Recently I overheard a coach conferring
with a teacher about a lesson the teacher wanted to see modeled. “What I’d
really like to see,” she said, “is how to work with my stronger readers on the
reflection and interpretation questions similar to those on the DRA. Could you
work with a guided reading group on that?” The coach agreed and set a date for
the lesson.
I waited for more conversation to
happen, but none did. I thought the coach might probe for what specifically the
kids were having trouble with, or she might think aloud about how she could
address these higher-order skills in a guided reading group, how she might
model thinking aloud to the kids or think through which book to use. But none
of this happened – the conversation moved on to other kids in the class who
struggled.
Perhaps this coach and teacher will
meet again before the modeled lesson, but it made me realize that one of the
hardest parts of coaching, especially when we’re new to coaching, is
remembering that we’re not there to teach the students. We’re there to make our
teaching moves explicit to teachers. We have to make the implicit explicit, and
that’s not always easy.
Many of us are “unconsciouslycompetent” – we’ve been teaching effectively for so long that we’re no
longer conscious of why we do the things we do. We teach like we drive –
automatically, effectively, and unconsciously. Perhaps one solution is to
practice narrating our driving on the morning commute: “See what I did just
then? That truck up ahead put on its blinker to pull into the deceleration
lane, so I automatically glanced in my rearview mirror. I need to know how
close someone might be following me before I apply the brakes.”

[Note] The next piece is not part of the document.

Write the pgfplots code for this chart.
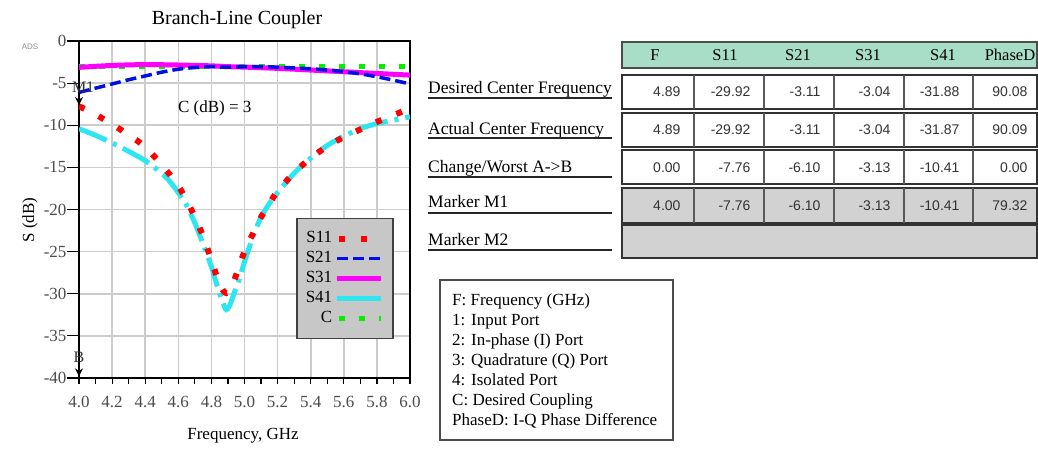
\documentclass[border=0pt]{standalone}
\usepackage{fontspec}
\setmainfont{Liberation Serif}
\newfontfamily\arialf{Liberation Sans}
\usepackage{pgfplots}
\pgfplotsset{compat=1.18}
\usetikzlibrary{arrows.meta}
\definecolor{hdr}{HTML}{A8DEC8}
\definecolor{rowgray}{HTML}{D2D2D2}
\definecolor{sred}{HTML}{FF0000}
\definecolor{sblue}{HTML}{0010E0}
\definecolor{smag}{HTML}{FF00FF}
\definecolor{scyan}{HTML}{2EE6F0}
\definecolor{sgreen}{HTML}{00F000}
\begin{document}
\begin{tikzpicture}[x=1pt,y=1pt]
\path[use as bounding box] (0,0) rectangle (1038,448);
\begin{axis}[
  at={(79pt,70pt)}, anchor=south west, scale only axis,
  width=331pt, height=337pt,
  xmin=4, xmax=6, ymin=-40, ymax=0,
  clip mode=individual,
  xtick={4.0,4.2,4.4,4.6,4.8,5.0,5.2,5.4,5.6,5.8,6.0},
  xticklabels={4.0,4.2,4.4,4.6,4.8,5.0,5.2,5.4,5.6,5.8,6.0},
  minor xtick={4.0,4.1,4.2,4.3,4.4,4.5,4.6,4.7,4.8,4.9,5.0,5.1,5.2,5.3,5.4,5.5,5.6,5.7,5.8,5.9,6.0},
  ytick={-40,-35,-30,-25,-20,-15,-10,-5,0},
  yticklabels={-40,-35,-30,-25,-20,-15,-10,-5,0},
  xtick pos=lower, ytick pos=left,
  tick align=outside,
  major tick length=12pt, minor tick length=6pt,
  major x tick style={draw=none},
  tick style={line width=1.2pt, black},
  grid=major,
  major grid style={line width=1.6pt, color=black!20},
  axis line style={line width=1.8pt, black},
  ticklabel style={font=\fontsize{17}{17}\selectfont, text=black!70},
  xticklabel style={yshift=-3pt},
  yticklabel style={xshift=3pt},
  legend plot pos=right,
  legend cell align=right,
  legend image code/.code={\draw[#1] (0pt,0pt) -- (44pt,0pt);},
  legend style={at={(axis description cs:0.6556,0.4748)}, anchor=north west,
    fill=black!22, draw=black!75, line width=1.5pt,
    font=\fontsize{17}{17}\selectfont,
    nodes={inner sep=0pt, text height=12pt, text depth=4pt},
    row sep=4pt, column sep=2pt, inner xsep=9pt, inner ysep=12pt},
]
% S41
\addplot[forget plot, scyan, line width=5pt, smooth, dash pattern=on 30pt off 7pt on 4pt off 7pt] coordinates {
(4.00,-10.41) (4.10,-11.2) (4.20,-12.1) (4.30,-13.1) (4.40,-14.2) (4.50,-15.7) (4.55,-16.7) (4.60,-18.0) (4.65,-19.5) (4.70,-21.6) (4.75,-24.1) (4.80,-26.8) (4.84,-29.4) (4.87,-31.1) (4.89,-31.88) (4.91,-31.4) (4.94,-29.8) (4.97,-28.2) (5.00,-26.2) (5.05,-23.3) (5.10,-20.9) (5.15,-19.3) (5.20,-18.0) (5.30,-15.7) (5.40,-13.9) (5.50,-12.4) (5.60,-11.3) (5.70,-10.4) (5.80,-9.8) (5.90,-9.4) (6.00,-9.0)};
% S11
\addplot[forget plot, sred, line width=6pt, smooth, dash pattern=on 6pt off 16pt] coordinates {
(4.00,-7.76) (4.05,-8.2) (4.10,-8.7) (4.15,-9.3) (4.20,-9.9) (4.25,-10.5) (4.30,-11.2) (4.35,-11.8) (4.40,-12.6) (4.45,-13.6) (4.50,-14.7) (4.55,-15.9) (4.60,-17.2) (4.65,-18.9) (4.70,-20.9) (4.75,-23.2) (4.80,-26.0) (4.84,-28.4) (4.87,-29.6) (4.89,-29.92) (4.91,-29.6) (4.94,-28.3) (4.97,-26.6) (5.00,-25.0) (5.05,-22.9) (5.10,-20.9) (5.15,-19.3) (5.20,-17.8) (5.25,-16.7) (5.30,-15.6) (5.40,-13.9) (5.50,-12.5) (5.60,-11.4) (5.70,-10.5) (5.80,-9.6) (5.90,-8.8) (6.00,-8.0)};
% C
\addplot[forget plot, sgreen, line width=5pt, dash pattern=on 6pt off 14pt] coordinates {(4.0,-3) (6.0,-3)};
% S31
\addplot[forget plot, smag, line width=5pt, smooth] coordinates {
(4.00,-3.13) (4.20,-2.9) (4.40,-2.8) (4.60,-2.85) (4.80,-2.95) (4.89,-3.04) (5.00,-3.1) (5.20,-3.25) (5.40,-3.45) (5.60,-3.65) (5.80,-3.85) (6.00,-4.05)};
% S21
\addplot[forget plot, sblue, line width=3.5pt, smooth, dash pattern=on 11pt off 5pt] coordinates {
(4.00,-6.10) (4.10,-5.6) (4.20,-5.1) (4.30,-4.6) (4.40,-4.15) (4.50,-3.7) (4.60,-3.35) (4.70,-3.15) (4.80,-3.05) (4.89,-3.11) (5.00,-3.05) (5.10,-3.05) (5.20,-3.1) (5.30,-3.2) (5.40,-3.3) (5.50,-3.45) (5.60,-3.65) (5.70,-3.9) (5.80,-4.25) (5.90,-4.65) (6.00,-5.1)};
\addlegendimage{sred, line width=6pt, dash pattern=on 6pt off 16pt, dash phase=-2pt}
\addlegendentry{S11}
\addlegendimage{sblue, line width=3.5pt, dash pattern=on 11pt off 5pt}
\addlegendentry{S21}
\addlegendimage{smag, line width=5pt}
\addlegendentry{S31}
\addlegendimage{scyan, line width=5pt}
\addlegendentry{S41}
\addlegendimage{sgreen, line width=5pt, dash pattern=on 6pt off 14pt, dash phase=-2pt}
\addlegendentry{C}
\node[font=\fontsize{17}{17}\selectfont] at (axis cs:4.82,-7.95) {C (dB) = 3};
\node[font=\fontsize{16}{16}\selectfont, text=black!80] at (axis cs:4.025,-5.5) {M1};
\draw[-{Stealth[length=8pt,width=8pt]}, line width=1.5pt] (axis cs:4,-6.2) -- (axis cs:4,-7.6);
\node[font=\fontsize{16}{16}\selectfont, text=black!80] at (axis cs:4.0,-37.5) {B};
\draw[-{Stealth[length=8pt,width=8pt]}, line width=1.5pt] (axis cs:4,-38.4) -- (axis cs:4,-39.8);
\end{axis}
% titles and labels
\node[font=\fontsize{20}{20}\selectfont] at (237,428) {Branch-Line Coupler};
\node[font=\fontsize{17}{17}\selectfont] at (243,12) {Frequency, GHz};
\node[font=\fontsize{17}{17}\selectfont, rotate=90] at (30,228) {S (dB)};
\node[font=\arialf\fontsize{8}{8}\selectfont, text=black!45] at (30,401) {ADS};
% table header
\fill[hdr] (622,380) rectangle (1037,406);
\draw[black!70, line width=1.2pt] (622,380) rectangle (1037,406);
\foreach \x/\t in {655/F, 725/S11, 798/S21, 868/S31, 943/S41, 1010/PhaseD}
  \node[font=\fontsize{16.5}{16.5}\selectfont, anchor=base] at (\x,387) {\t};
% rows
\fill[rowgray] (622,225) rectangle (1037,260);
\fill[rowgray] (622,190) rectangle (1037,223);
\foreach \yb/\yt in {339/373, 301/335, 264/298, 225/260}{
  \draw[black!80, line width=1.8pt] (622,\yb) rectangle (1037,\yt);
  \foreach \x in {694,764,834,904,973}
    \draw[black!65, line width=1.2pt] (\x,\yb) -- (\x,\yt);
}
\draw[black!80, line width=1.8pt] (622,190) rectangle (1037,223);
% values
\def\rowvals#1#2#3#4#5#6#7{%
  \node[font=\arialf\fontsize{14}{14}\selectfont, text=black!80, anchor=base east] at (684,#1) {#2};
  \node[font=\arialf\fontsize{14}{14}\selectfont, text=black!80, anchor=base east] at (754,#1) {#3};
  \node[font=\arialf\fontsize{14}{14}\selectfont, text=black!80, anchor=base east] at (824,#1) {#4};
  \node[font=\arialf\fontsize{14}{14}\selectfont, text=black!80, anchor=base east] at (894,#1) {#5};
  \node[font=\arialf\fontsize{14}{14}\selectfont, text=black!80, anchor=base east] at (963,#1) {#6};
  \node[font=\arialf\fontsize{14}{14}\selectfont, text=black!80, anchor=base east] at (1031,#1) {#7};}
\rowvals{351}{4.89}{-29.92}{-3.11}{-3.04}{-31.88}{90.08}
\rowvals{313}{4.89}{-29.92}{-3.11}{-3.04}{-31.87}{90.09}
\rowvals{276}{0.00}{-7.76}{-6.10}{-3.13}{-10.41}{0.00}
\rowvals{238}{4.00}{-7.76}{-6.10}{-3.13}{-10.41}{79.32}
% row labels
\foreach \yb/\yu/\t in {354/350/{Desired Center Frequency}, 313/310/{Actual Center Frequency}, 276/271/{Change/Worst A->B}, 241/235/{Marker M1}, 203/198/{Marker M2}}{
  \node[font=\fontsize{17.5}{17.5}\selectfont, anchor=base west, inner sep=0pt] at (428,\yb) {\t};
  \draw[black!85, line width=1.6pt] (428,\yu) -- (612,\yu);
}
% description box
\draw[black!70, line width=1.3pt] (440,8) rectangle (673,168);
\foreach \i/\t in {0/{F: Frequency (GHz)}, 1/{1: Input Port}, 2/{2: In-phase (I) Port}, 3/{3: Quadrature (Q) Port}, 4/{4: Isolated Port}, 5/{C: Desired Coupling}, 6/{PhaseD: I-Q Phase Difference}}
  \node[font=\fontsize{17}{17}\selectfont, anchor=base west, inner sep=0pt] at (452,143-20*\i) {\t};
\end{tikzpicture}
\end{document}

In the classroom this might mean
saying, while modeling a reading conference, “At this point, I’m deliberately ignoring
the minor oral reading errors I hear in order to keep the focus of the
conference on comprehension. Otherwise I run the risk of overwhelming the
student with too many teaching points.” These types of automatic, subconscious
decisions are what highly-effective teachers do, but if we don’t lift them to a
conscious level then some teachers may continue to be left in the dark.
Effective coaching makes implicitly
good teaching explicit. It’s about sharing our thinking in the midst of the
acts of teaching. That includes sharing the thinking that goes into planning
instruction, the myriad small moves that happen in the course of a lesson, and the
reflection after a lesson is complete. As coaches, we must move beyond
unconscious competence into becoming reflectively competent.